While the mass bloodshed of Syria’s civil war so far has spared many Kurdish and Arab farming villages in Syria’s far northeast, the war has exacerbated communal tensions there. So recently, 14 religious, tribal and civic leaders from one locality traveled to neighboring Iraq for talks to ease those tensions and prevent an outbreak of violence.

Kurdish Y.P.G. fighters inspect maps and check locations as they coordinate an airstrike with the U.S. against an ISIS position, Hasaka, Syria, July 31, 2015. The Y.P.G. has been one of the few groups to constantly and effectively battle ISIS in Syria. (Mauricio Lima/The New York Times)
Photo courtesy of The New York Times/Mauricio Lima

In an unprecedented three days of meetings, the leaders agreed to launch two projects to  improve people’s lives in their locale, al-Qahtaniyah: They would open a critical road closed by militia forces, and help displaced local families return home. The U.S. Institute of Peace arranged the talks in the city of Erbil, and with a local partner is offering technical help in their efforts to avert conflict.

Amid warfare that killed 140 people a day across Syria last month, a project to foster a local peace may seem quixotic. But it’s a critical experiment that can help build a model for future work to stabilize Syria and the region. Whatever the outcome of the war, conflicts among Syria’s tribal and communal groups will have to be managed. The work with al-Qahtaniya can help develop peaceful ways to accomplish that.

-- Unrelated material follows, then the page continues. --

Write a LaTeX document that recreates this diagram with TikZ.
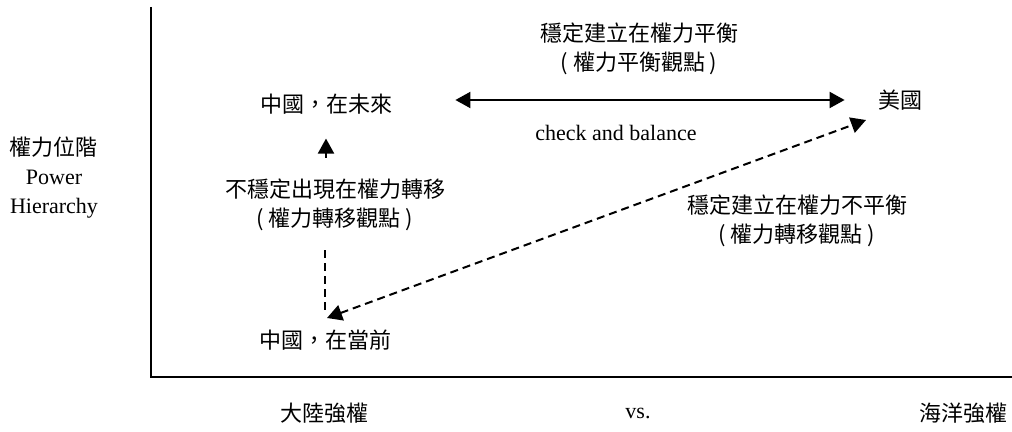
\documentclass[tikz,border=0pt]{standalone}
\usepackage{fontspec}
\usepackage{tikz}
\setmainfont{Liberation Serif}
\newfontfamily\cjk{Noto Sans CJK TC}
\usetikzlibrary{arrows.meta}
\tikzset{
  zh/.style={inner sep=0pt, align=center, font=\cjk\fontsize{11}{14.5}\selectfont},
  en/.style={inner sep=0pt, align=center, font=\fontsize{11}{14.5}\selectfont},
  axisline/.style={line width=1.2pt},
  solidline/.style={line width=1pt},
  dashline/.style={line width=1pt, dash pattern=on 4pt off 2.5pt},
  headtip/.style={-{Triangle[length=7.5pt,width=8pt]}},
  bothtips/.style={{Triangle[length=7.5pt,width=8pt]}-{Triangle[length=7.5pt,width=8pt]}}
}

\begin{document}
\begin{tikzpicture}[x=0.5pt, y=-0.5pt]%
\useasboundingbox (0,0) rectangle (1012,432);%
\coordinate (origin) at (151,377);%
\coordinate (ytop) at (151,7);%
\coordinate (xend) at (1012,377);%
\draw[axisline] (ytop) -- (origin) -- (xend);%
\node[en] (yaxislabel) at (54,178) {{\cjk 權力位階}\\Power\\Hierarchy};%
\node[zh] (future) at (326,104) {中國，在未來};%
\node[zh] (us) at (900,100) {美國};%
\node[zh] (balance) at (639,49) {穩定建立在權力平衡\\( 權力平衡觀點 )};%
\node[en] (check) at (616,133) {check and balance};%
\node[zh] (unstable) at (335,205) {不穩定出現在權力轉移\\( 權力轉移觀點 )};%
\node[zh] (current) at (325,340) {中國，在當前};%
\node[zh] (imbalance) at (797,221) {穩定建立在權力不平衡\\( 權力轉移觀點 )};%
\node[zh] (continental) at (324,413) {大陸強權};%
\node[en] (vs) at (638,413) {vs.};%
\node[zh] (maritime) at (963,413) {海洋強權};%
\draw[solidline, bothtips, shorten <=31.5pt, shorten >=16.5pt] (future.east |- us.west) -- (us.west);%
\draw[solidline, headtip, shorten <=10.5pt, shorten >=12pt] (unstable.north -| future.south) -- (future.south);%
\draw[dashline, shorten <=9.5pt, shorten >=8pt] (unstable.south -| current.north) -- (current.north);%
\coordinate (curtip) at (327,318);%
\coordinate (ustip) at (866,120);%
\draw[dashline, bothtips] (curtip) -- (ustip);%
\end{tikzpicture}
\end{document}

Syria’s civil war started in 2011 as a national uprising against President Bashar al-Assad’s regime, but today it puts a perverse twist on the American cliché that all politics is local. The war is local. About 1,000 armed opposition groups embracing a range of ideologies and identities—including the Islamic State, or ISIS, extremists—control fragments of Syria, as do the forces of the Damascus government. It is a pattern of war that reflects local conditions far more than is commonly understood.

Al-Qahtaniya, a sub-district on the border with Turkey, is no exception. Syria’s last census, in 2004, counted 65,685 residents. They are primarily ethnic Kurds, along with Arab Sunni Muslims or minority Christians, Yazidis or others. In 2012, the Damascus regime reduced its control of the area to a symbolic presence. A Kurdish militia, the People’s Protection Units (known by their Kurdish-language acronym, YPG) moved into the void. That destabilized the earlier ethnic and religious equilibrium and set off competition for power among local elites.

The 14 leaders who met in Erbil reflected the ethnic, sectarian and religious groups of al-Qahtaniya and the simmering tensions among them. The workshop aimed to develop the leaders’ skills in preventing and managing conflict, and through dialogue to come up with joint projects that might ease inter-communal strains. It also sought to build the role of faith leaders in promoting social cohesion, notably by building working relationships between religious clerics and tribal and civic leaders.

Tribes, which straddle borders and religious sects, are often the final authority in the lives of their members—all the more when formal state governance structures collapse. At the same time, the influence of faith leaders, whose religious interpretations can exacerbate or reduce the popular appeal of violent extremism, is growing as sectarian identity hardens. While the extremist army of ISIS has not reached in al-Qahtaniya, it has come as close as the provincial capital, al-Hasakah, about 60 miles southwest.

Many Kurds in al-Qahtaniya are fearful of Sunni Arabs, suspecting that some could have ties to extremist groups, Kurdish representatives said. Such fear has deepened decades-old suspicion between Kurdish and Arab communities. The YPG militia has emphasized Kurdish identity to build support for a Kurdish-controlled region, which in turn has stoked Arab fears of Kurdish nationalism. Left unaddressed, these strains could lead to violence.

Since Syria’s government withdrew its forces and officials from al-Qahtaniya, conflicts in the sub-district over land ownership have multiplied, tribal leaders said. For years, the Assad regime had seized land to punish enemies, reward friends, distribute to peasants or pursue development schemes. Those who lost their property are now demanding it back. Economic grievances and tensions due to the high cost of goods are rising, too, the tribal leaders said.

Following an exercise in which the leaders learned to diagram the forces and interactions contributing to community tensions, the group agreed to work on opening a main road that’s important to economic life in the area. The Kurdish militiamen of the YPG have kept the road closed since 2014 for what they say are security reasons.

Al-Qahtaniya’s leaders also agreed to help bring back local families who fled with the government’s withdrawal out of fear that the Kurds might seek revenge for perceived complicity with the regime. Members of other groups left, too, fearing attack over ethnicity, religion, political affiliations or even personal disputes.

In Erbil, the leaders said they would choose the precise methods for their peacebuilding efforts after returning home to see what worked. At least, they said, they would organize their communities to make a formal appeal to YPG officials to reopen the road to traffic. To reassure displaced people, the leaders said they would argue that it’s now safe to go home, and that al-Qahtaniya’s diverse groups are essential to the fabric of the community.

 Osama Gharizi is a USIP program officer for the Middle East and Africa.